-- START OF Entries provided --

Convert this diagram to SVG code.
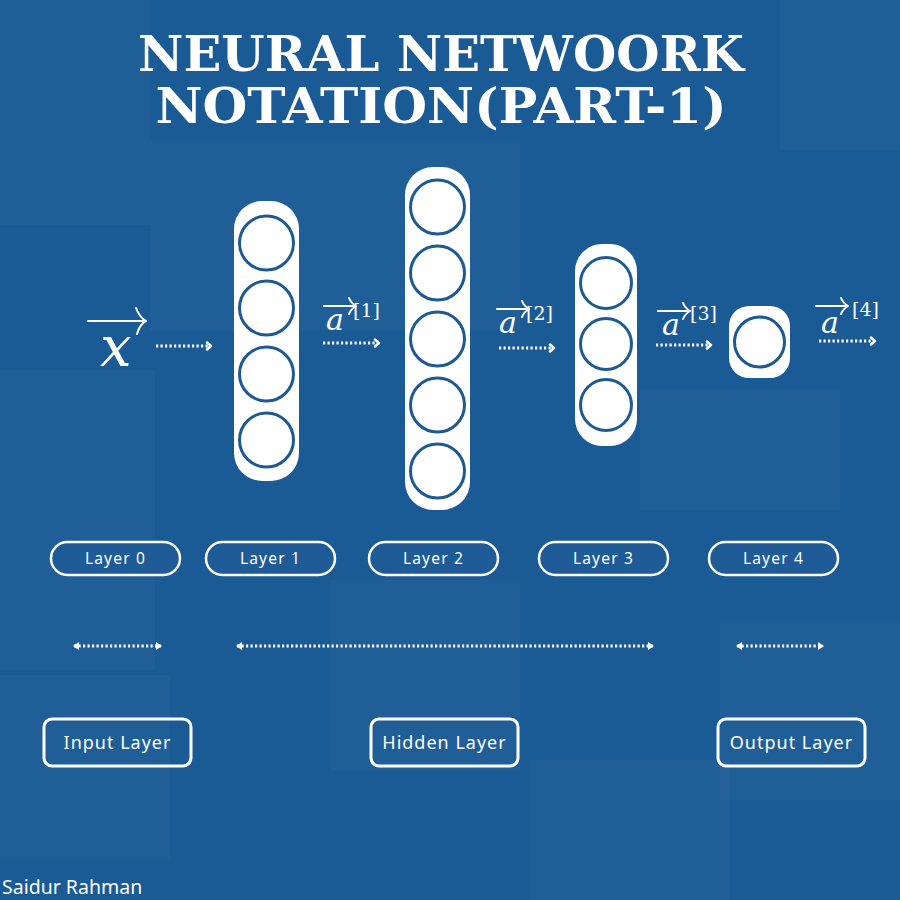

-- END OF Entries provided --
-- START OF Entries provided --

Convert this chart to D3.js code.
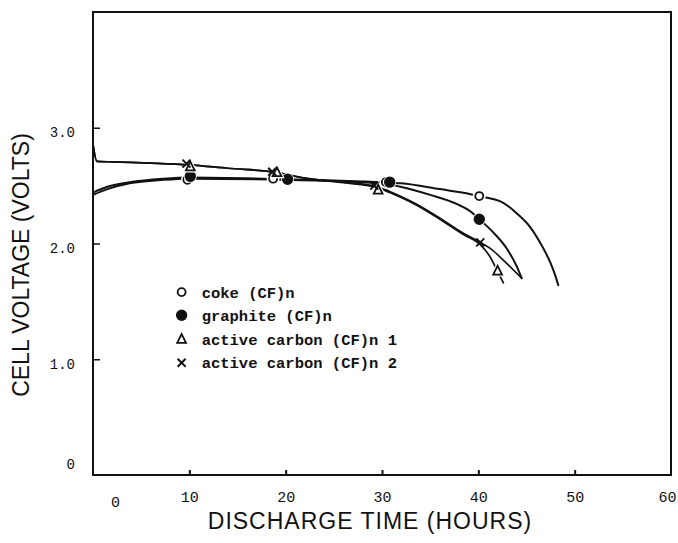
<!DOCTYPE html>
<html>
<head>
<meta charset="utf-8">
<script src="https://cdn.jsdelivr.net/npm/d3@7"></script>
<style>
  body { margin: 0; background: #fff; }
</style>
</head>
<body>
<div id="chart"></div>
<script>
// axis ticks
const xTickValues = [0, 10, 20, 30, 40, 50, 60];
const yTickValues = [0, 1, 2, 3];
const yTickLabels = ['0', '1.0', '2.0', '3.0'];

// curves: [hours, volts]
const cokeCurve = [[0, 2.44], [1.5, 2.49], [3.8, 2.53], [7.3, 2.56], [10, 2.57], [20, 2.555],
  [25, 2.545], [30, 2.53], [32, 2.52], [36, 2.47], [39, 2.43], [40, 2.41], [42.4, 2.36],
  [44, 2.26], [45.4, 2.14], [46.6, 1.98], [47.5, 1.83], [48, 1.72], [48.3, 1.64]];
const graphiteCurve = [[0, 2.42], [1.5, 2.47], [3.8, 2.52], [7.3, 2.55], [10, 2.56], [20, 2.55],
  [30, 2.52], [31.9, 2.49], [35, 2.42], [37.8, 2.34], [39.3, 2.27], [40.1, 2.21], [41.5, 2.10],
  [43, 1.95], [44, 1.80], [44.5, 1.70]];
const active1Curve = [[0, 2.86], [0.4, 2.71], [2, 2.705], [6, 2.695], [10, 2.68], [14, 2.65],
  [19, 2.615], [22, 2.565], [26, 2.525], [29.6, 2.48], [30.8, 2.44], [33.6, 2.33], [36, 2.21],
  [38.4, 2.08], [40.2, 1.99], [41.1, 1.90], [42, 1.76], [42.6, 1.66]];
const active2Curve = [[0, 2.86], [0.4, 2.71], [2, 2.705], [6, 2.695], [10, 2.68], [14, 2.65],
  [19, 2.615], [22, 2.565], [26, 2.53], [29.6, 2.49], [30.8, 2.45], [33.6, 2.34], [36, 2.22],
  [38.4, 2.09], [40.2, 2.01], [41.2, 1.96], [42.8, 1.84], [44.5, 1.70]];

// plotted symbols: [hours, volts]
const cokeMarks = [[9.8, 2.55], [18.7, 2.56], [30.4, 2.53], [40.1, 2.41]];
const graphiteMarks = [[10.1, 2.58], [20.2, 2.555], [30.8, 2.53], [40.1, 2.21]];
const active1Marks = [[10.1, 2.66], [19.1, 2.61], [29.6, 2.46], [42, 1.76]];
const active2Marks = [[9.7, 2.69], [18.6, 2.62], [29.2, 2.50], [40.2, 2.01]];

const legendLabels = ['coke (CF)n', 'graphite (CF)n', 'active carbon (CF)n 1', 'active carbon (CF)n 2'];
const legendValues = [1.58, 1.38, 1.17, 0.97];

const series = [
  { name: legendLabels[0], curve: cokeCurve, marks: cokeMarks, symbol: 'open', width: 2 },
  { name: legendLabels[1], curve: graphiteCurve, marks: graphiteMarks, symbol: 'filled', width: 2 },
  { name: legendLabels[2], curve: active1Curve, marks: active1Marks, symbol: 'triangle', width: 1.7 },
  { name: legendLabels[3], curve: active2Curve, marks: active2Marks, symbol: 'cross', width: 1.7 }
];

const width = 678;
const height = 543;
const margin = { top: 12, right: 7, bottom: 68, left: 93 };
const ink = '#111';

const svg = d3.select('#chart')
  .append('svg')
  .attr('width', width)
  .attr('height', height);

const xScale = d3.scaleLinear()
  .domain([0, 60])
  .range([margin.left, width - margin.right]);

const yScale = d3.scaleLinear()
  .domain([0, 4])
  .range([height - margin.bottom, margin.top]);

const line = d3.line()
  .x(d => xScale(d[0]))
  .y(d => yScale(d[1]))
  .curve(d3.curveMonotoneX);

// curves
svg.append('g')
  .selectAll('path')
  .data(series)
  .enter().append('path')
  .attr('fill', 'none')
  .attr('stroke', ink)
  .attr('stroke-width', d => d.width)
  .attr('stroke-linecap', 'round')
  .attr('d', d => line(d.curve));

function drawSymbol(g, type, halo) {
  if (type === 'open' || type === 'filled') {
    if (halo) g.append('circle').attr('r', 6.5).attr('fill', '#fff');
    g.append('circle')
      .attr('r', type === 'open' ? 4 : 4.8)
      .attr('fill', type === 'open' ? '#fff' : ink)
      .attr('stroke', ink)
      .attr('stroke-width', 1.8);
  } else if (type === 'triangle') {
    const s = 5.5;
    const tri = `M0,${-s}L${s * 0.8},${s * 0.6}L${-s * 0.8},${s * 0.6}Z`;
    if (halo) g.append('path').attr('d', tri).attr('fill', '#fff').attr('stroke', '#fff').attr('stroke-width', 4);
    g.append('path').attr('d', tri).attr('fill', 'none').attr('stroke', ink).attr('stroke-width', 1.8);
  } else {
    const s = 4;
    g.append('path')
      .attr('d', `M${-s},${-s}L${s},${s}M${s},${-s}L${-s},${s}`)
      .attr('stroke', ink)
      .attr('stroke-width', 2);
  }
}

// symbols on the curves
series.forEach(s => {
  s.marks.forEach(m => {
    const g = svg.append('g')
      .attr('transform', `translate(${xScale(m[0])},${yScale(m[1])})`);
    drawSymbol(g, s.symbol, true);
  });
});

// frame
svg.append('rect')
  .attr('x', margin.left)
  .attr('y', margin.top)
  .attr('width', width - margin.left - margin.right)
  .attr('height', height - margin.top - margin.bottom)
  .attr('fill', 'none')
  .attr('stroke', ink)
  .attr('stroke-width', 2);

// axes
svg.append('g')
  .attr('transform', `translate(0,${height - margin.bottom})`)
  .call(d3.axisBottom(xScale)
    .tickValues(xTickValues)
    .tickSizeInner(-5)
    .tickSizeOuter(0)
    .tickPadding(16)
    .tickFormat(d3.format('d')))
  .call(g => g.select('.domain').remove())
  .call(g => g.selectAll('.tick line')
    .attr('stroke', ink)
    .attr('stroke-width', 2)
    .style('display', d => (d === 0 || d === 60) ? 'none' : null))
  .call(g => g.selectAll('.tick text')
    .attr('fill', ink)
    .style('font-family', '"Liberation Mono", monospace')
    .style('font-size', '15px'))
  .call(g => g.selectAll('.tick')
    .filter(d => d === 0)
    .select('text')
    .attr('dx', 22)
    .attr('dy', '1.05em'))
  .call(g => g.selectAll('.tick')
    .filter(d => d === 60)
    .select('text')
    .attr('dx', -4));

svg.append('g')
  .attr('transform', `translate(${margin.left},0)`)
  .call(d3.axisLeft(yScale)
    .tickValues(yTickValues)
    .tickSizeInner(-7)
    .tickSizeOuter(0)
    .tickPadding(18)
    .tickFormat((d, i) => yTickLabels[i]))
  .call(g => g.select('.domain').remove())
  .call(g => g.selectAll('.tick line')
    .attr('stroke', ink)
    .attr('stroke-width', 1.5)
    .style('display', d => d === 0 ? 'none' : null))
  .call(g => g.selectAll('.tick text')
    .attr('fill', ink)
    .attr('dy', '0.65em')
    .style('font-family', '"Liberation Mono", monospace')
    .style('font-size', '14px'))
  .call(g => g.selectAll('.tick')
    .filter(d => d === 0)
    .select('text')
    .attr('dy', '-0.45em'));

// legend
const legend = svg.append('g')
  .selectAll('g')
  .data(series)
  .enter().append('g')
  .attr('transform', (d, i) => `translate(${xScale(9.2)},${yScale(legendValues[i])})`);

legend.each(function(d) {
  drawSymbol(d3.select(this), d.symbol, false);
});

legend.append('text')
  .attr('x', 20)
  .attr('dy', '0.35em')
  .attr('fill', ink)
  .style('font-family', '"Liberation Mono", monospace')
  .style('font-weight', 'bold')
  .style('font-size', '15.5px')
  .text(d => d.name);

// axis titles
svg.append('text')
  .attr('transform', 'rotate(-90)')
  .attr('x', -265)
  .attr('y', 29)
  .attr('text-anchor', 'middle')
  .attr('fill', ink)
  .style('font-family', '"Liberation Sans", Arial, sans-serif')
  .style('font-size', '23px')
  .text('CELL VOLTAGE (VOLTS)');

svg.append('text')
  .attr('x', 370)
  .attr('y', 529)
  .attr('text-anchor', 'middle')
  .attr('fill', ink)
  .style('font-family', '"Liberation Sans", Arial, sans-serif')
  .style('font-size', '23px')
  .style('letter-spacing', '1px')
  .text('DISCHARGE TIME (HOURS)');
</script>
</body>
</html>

-- END OF Entries provided --
-- START OF Entries provided --

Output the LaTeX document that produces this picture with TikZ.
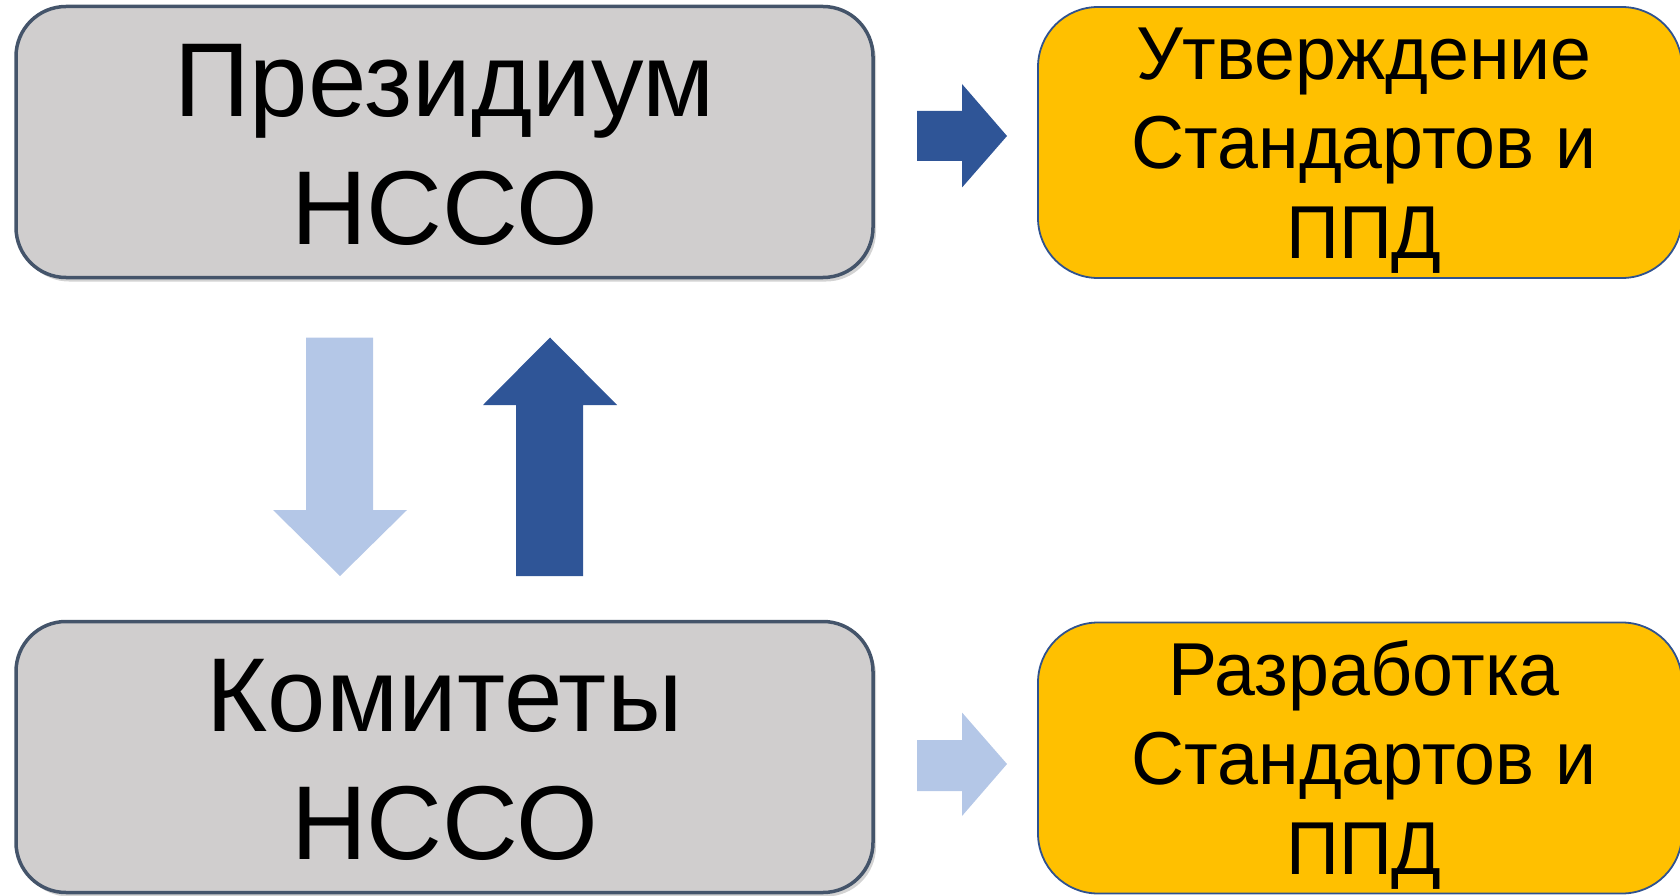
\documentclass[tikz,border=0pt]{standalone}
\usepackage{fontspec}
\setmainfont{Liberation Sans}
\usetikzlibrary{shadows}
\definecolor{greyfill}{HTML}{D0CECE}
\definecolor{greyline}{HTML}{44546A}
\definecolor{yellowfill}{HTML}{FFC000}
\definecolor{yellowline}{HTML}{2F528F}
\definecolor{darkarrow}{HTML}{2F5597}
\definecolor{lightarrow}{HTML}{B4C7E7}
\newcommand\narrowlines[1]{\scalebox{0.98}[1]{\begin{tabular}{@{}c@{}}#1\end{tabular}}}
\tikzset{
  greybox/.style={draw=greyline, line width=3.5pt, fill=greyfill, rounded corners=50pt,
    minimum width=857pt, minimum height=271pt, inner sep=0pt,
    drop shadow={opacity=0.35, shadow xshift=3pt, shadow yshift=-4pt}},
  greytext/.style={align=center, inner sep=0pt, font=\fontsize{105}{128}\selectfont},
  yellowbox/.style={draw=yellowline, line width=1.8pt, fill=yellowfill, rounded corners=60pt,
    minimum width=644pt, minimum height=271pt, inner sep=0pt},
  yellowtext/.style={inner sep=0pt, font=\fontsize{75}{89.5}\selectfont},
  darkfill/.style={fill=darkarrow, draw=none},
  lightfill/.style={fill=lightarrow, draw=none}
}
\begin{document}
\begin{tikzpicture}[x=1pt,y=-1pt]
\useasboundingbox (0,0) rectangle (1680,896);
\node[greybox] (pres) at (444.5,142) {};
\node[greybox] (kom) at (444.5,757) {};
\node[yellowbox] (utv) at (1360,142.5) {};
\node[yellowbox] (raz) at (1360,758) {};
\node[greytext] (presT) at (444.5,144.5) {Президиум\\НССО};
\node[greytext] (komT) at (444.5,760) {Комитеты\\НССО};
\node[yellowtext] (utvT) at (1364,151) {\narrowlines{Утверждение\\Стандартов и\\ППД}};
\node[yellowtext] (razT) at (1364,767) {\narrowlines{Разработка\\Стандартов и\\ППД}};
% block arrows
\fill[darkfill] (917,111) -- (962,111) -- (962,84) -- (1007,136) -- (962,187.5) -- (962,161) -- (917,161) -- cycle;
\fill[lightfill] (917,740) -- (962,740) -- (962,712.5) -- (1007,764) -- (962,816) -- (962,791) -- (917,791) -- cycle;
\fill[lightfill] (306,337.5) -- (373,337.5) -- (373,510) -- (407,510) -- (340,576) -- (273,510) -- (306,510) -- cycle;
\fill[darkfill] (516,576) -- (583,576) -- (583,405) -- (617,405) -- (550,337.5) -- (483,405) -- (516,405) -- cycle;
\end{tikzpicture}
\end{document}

-- END OF Entries provided --

*Exercise*
Each line in the data that holds the string "Convert" should be found and copied.

*Answer to this exercise*
Convert this diagram to SVG code.
Convert this chart to D3.js code.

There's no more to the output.